Benow
- Company type: Private
- Founded: 2018; 8 years ago
- Founders: Lee Il-joo; Kim Dae-young;
- Headquarters: Seoul, South Korea
- Area served: Worldwide
- Products: Cosmetics Skin care
- Revenue: KRW 266.4 brillion (2025)
- Net income: KRW 75.1 billion (2025)
- Website: www.benow.co.kr/ko/home

= Benow (company) =

South Korea skincare and beauty brand

Benow is a South Korean cosmetics and personal care conglomerate. The company's focus is on basic K-beauty skincare products. It operates a number of brands, including Numbuzin, Fwee, Knock, Flaskin, and Riah. As of 2026, the company is planning an initial public offering on the KOSPI, having appointed Samsung Securities as its underwriter in September 2024.
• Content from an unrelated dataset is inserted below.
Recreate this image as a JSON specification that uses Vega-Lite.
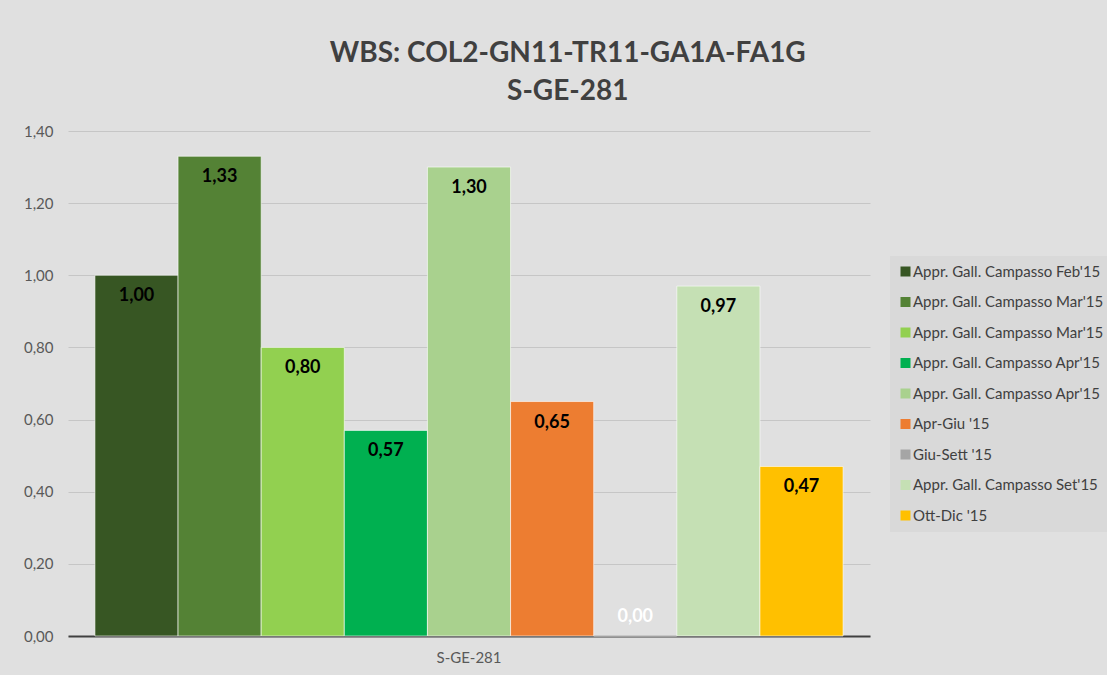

The company has an office in Shinjuku I-Land Tower, Tokyo.

== History ==
Benow was founded in 2018 by co-CEOs Lee Il-joo and Kim Dae-young, both alumni of Seoul National University and former employees at Amorepacific Corporation.

In 2019, the company launched its flagship brand Numbuzin. Its products have been popular on TikTok, alongside the growth of the K-beauty industry.

In 2025, it attained unicorn status.